Get Growing – The definition of “weed”

weedingGet Growing
“Pick this one,” is what Shannon and I said to Stephen as we stood beside a weedy flower bed.

Stephen and I had just arrived at my cousin Shannon’s farm to help her weed some garden beds. Stephen asked, “Which ones are weeds?” Shannon and I paused for a moment, both realizing the complexity of that question. Then we arrived at the same solution. We pointed to a tall, easy-to-identify plant that was also easy to pull out of the ground and said, “Pick this one.”

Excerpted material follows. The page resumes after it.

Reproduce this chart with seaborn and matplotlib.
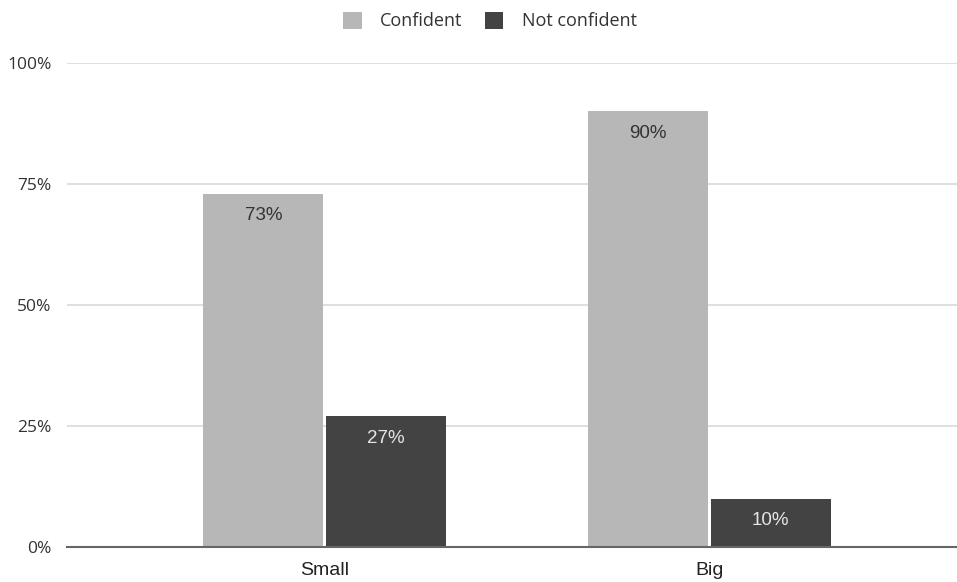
import matplotlib
matplotlib.use("Agg")
import matplotlib.pyplot as plt
import seaborn as sns
import pandas as pd

# Survey results: share of respondents per company size
sizes = ["Small", "Big"]
confident = [73, 90]
not_confident = [27, 10]
series_names = ["Confident", "Not confident"]
y_ticks = [0, 25, 50, 75, 100]
y_tick_labels = ["0%", "25%", "50%", "75%", "100%"]

colors = {"Confident": "#b7b7b7", "Not confident": "#434343"}
label_colors = {"Confident": "#333333", "Not confident": "#e6e6e6"}

df = pd.DataFrame({
    "size": sizes * 2,
    "group": [series_names[0]] * len(sizes) + [series_names[1]] * len(sizes),
    "value": confident + not_confident,
})

sns.set_theme(style="white")
fig = plt.figure(figsize=(9.57, 5.82), dpi=100)
ax = fig.add_axes([67 / 957, 1 - 547 / 582, 1 - 67 / 957, (547 - 63) / 582])

sns.barplot(data=df, x="size", y="value", hue="group", order=sizes,
            hue_order=series_names, palette=colors, width=0.636, gap=0.02,
            saturation=1, linewidth=0, ax=ax, legend=False)

ax.set_ylim(0, 100)
ax.set_xlim(-0.669, 1.643)
ax.set_yticks(y_ticks)
ax.set_yticklabels(y_tick_labels, fontfamily="Open Sans", fontsize=12.5, color="#333333")
ax.tick_params(axis="y", length=0, pad=11)
ax.tick_params(axis="x", length=0, pad=11)
for t in ax.get_xticklabels():
    t.set_fontfamily("Liberation Sans")
    t.set_fontsize(14)
    t.set_color("#222222")
ax.set_xlabel("")
ax.set_ylabel("")
ax.yaxis.grid(True, color="#d9d9d9", linewidth=1.2)
ax.set_axisbelow(True)
for s in ["top", "right", "left"]:
    ax.spines[s].set_visible(False)
ax.spines["bottom"].set_color("#666666")
ax.spines["bottom"].set_linewidth(1.5)

# value labels just inside the top of each bar
for container, name in zip(ax.containers, series_names):
    labels = [f"{v:.0f}%" for v in container.datavalues]
    ax.bar_label(container, labels=labels, label_type="edge", padding=-22,
                 fontsize=13.5, fontfamily="Liberation Sans",
                 color=label_colors[name])

handles = [plt.Rectangle((0, 0), 1, 1, facecolor=colors[n], edgecolor="none")
           for n in series_names]
leg = fig.legend(handles, series_names, loc="center", ncol=2,
                 bbox_to_anchor=(0.512, 1 - 21 / 582), frameon=False,
                 handlelength=1.0, handleheight=1.1, handletextpad=1.0,
                 columnspacing=1.3, prop={"family": "Open Sans", "size": 13})
for t in leg.get_texts():
    t.set_color("#333333")

fig.savefig("out.png", dpi=100)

Stephen went to work. Occasionally, he would stop and ask, “Is this the one?” We would stop weeding, look up, say, “Yes, that’s it,” and then return our attention to the weeds before us. Stephen finished pulling “his weed” in one area, so Shannon gave him another bed to work on.

Shannon and I hadn’t planned Stephen’s part in the weeding task but it worked out well. Stephen felt connected, helpful, and learned to identify one “weed. As we worked Stephen asked Shannon, “What makes a plant a weed?” She explained, “A weed is a plant growing somewhere we don’t really want it.”

Merriam-Webster dictionary says: weed (noun) – a plant that is not valued where it is growing and is usually of vigorous growth; especially one that tends to overgrow or choke out more desirable plants

The Oxford dictionary says: weed (noun) – a wild plant growing where it is not wanted and in competition with cultivated plants.

After we had weeded two flower beds, we walked over to the vegetable garden to see what was growing. There were beans, eggplant, cucumbers, lots of varieties of tomatoes, squash, soybeans, and yes, Stephen’s weed. He spotted them immediately and asked if he could pull them out. In the vegetable garden, this weed had the same identifying features, but it was much taller—over 5 feet tall. Stephen felt strong and accomplished as he recognized his weed and removed it from the vegetable garden.

Next time you head out to the garden to remove pesky weeds, invite a child to join you. Introduce them to one weed you would like removed from the garden. Talk with them about the features that distinguish that “weed” from the other plants—tall and thin, oval leaves, spiky seedpods, etc. and then get to work.